After more reading and more thought, I've decided to stop lupin-feeding (raw or cooked). The following article (a PDF) describes a study in which growth inhibition and other problems appeared even at 10% inclusion levels among broiler chicks. ps.fass.org/cgi/reprint/80/5/621.pdf Apparently some of the problems disappeared after dehulling or heat-treating, but the retarded growth and some skeletal abnormalities remained.
It just goes to show how widely you have to research if you're a layperson trying to formulate a ration on your own. The net is brilliant, but unless you know the right key words, you can end up googling the same old same old. It took me hours to find the above study and it seems very clear that lupins shouldn't be fed to chicks in replacement of soy. I wish I'd been able to find more information when first looking into lupins, as the basic agricultural information suggests that it should be perfect in replacement of soy.

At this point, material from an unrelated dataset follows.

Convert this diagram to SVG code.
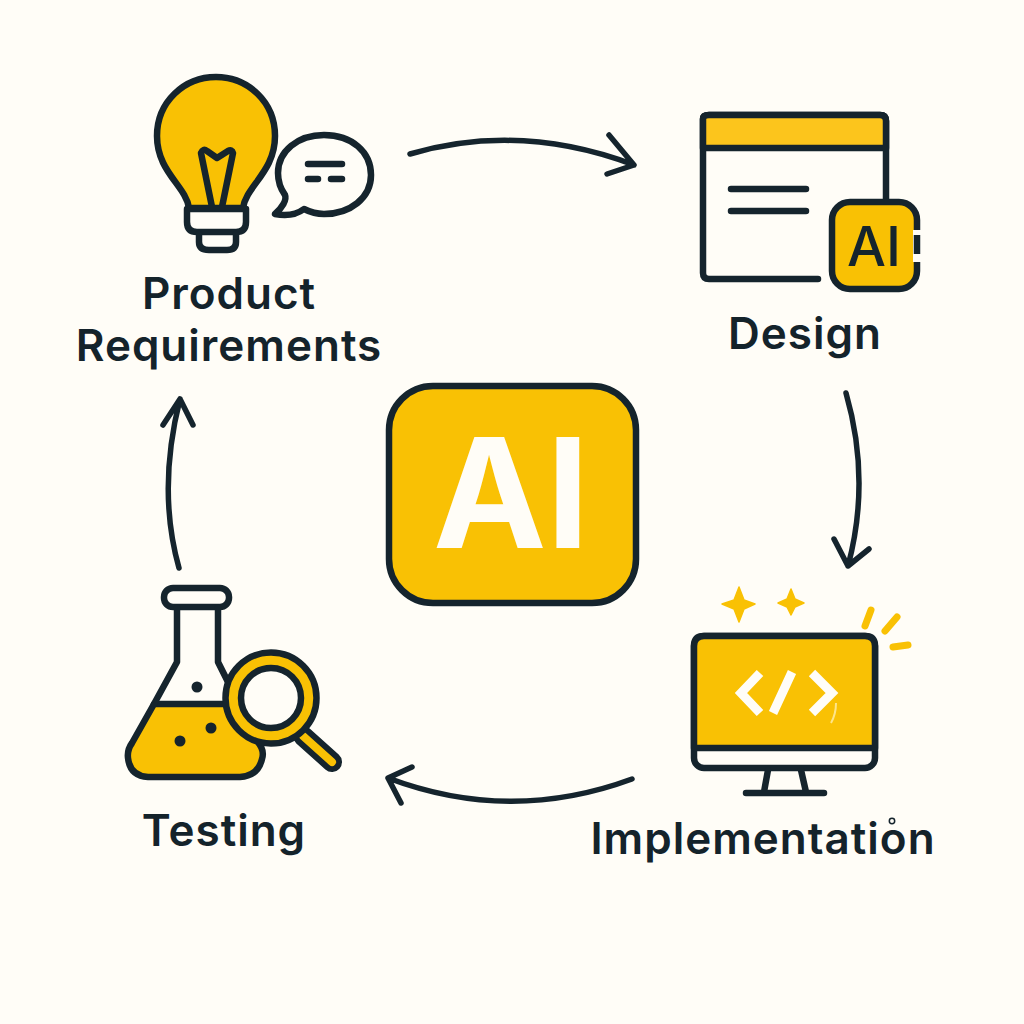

I can however look back over the two years spent on this project, and see that some of the issues I've tended to ascribe to genes or to mealed feeds like meat meal may have in fact been due to lupins. The study in the above link suggests that there may be unidentified toxins innate to even sweet lupins that cause systemic effects in young birds.
Obviously I feel pretty bad about this. I've gone outside 'the lines' in trying to formulate my own feed, and with the best of intentions I've in fact been unwittingly cruel. But I feel to give up on the whole home-feed project and go back to fulltime commercially formulated feeds would only be a shift, not a fix. Remember that my reading on artificial methionine hit on studies that showed other forms of health damage (cardiovascular disease, fatty liver, etc). Artificial additives abound in commercial feed.
What I may do now is review my whole diet and try to reach my protein goals differently. I still don't want soy meal because I won't be able to avoid genetically modified soy (unless I find an organic producer). But exactly how I'll manage the protein levels I want without using lupins or soy is a bit of a question right now.
Give me time, give me time. Apologies to anyone who has taken the lupin feeding experiment as a guideline — hopefully you haven't taken it to an extreme. But my birds appear healthy generally so I feel a change in diet will remove any of the setbacks I may have caused — I hope this is true of yours too.
Best wishes everyone, and I hope I can find a new way to keep my chickens natural.